North Brooklyn’s industrial business zone is undergoing a further rezoning push by Bill de Blasio’s administration just a week after the announcement of the tentative Amazon HQ2 move to Long Island City.

The North Brooklyn Industry and Innovation Plan released on Monday by the City Planning Dept. is meant to foster the growth of industrial manufacturing and tech office space by offering developers tax breaks through the federal Opportunity Zone program. According to the Empire State Development website, the creation of Opportunity Zones “encourages private investment in low-income urban and rural communities.”

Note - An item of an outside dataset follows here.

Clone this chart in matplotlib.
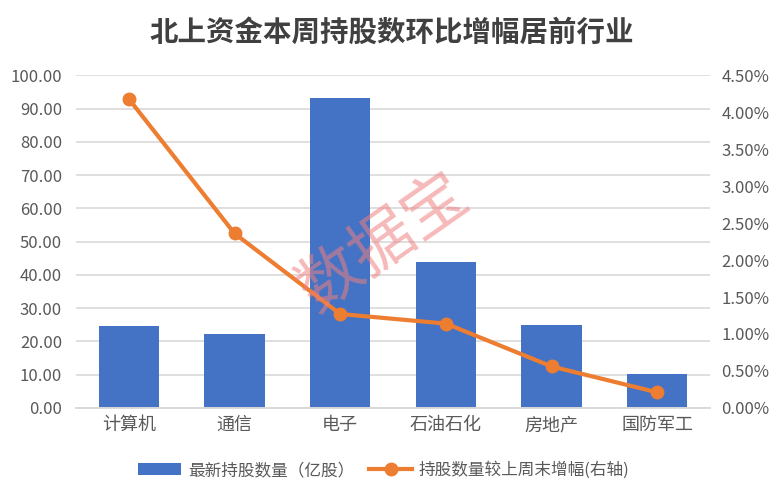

In 2015, de Blasio announced an industrial action plan, with the stated purpose to protect the existing 530,000 NYC manufacturing jobs and to grow the local workforce with 20,000 new manufacturing jobs.

North Brooklyn Industrial Business Zone boundary. (NYCEDC)

North Brooklyn’s Industrial Business Zone (IBZ) is the city’s third largest and was one of 16 IBZs that were created in 2006 across NYC to protect the city’s manufacturing workforce.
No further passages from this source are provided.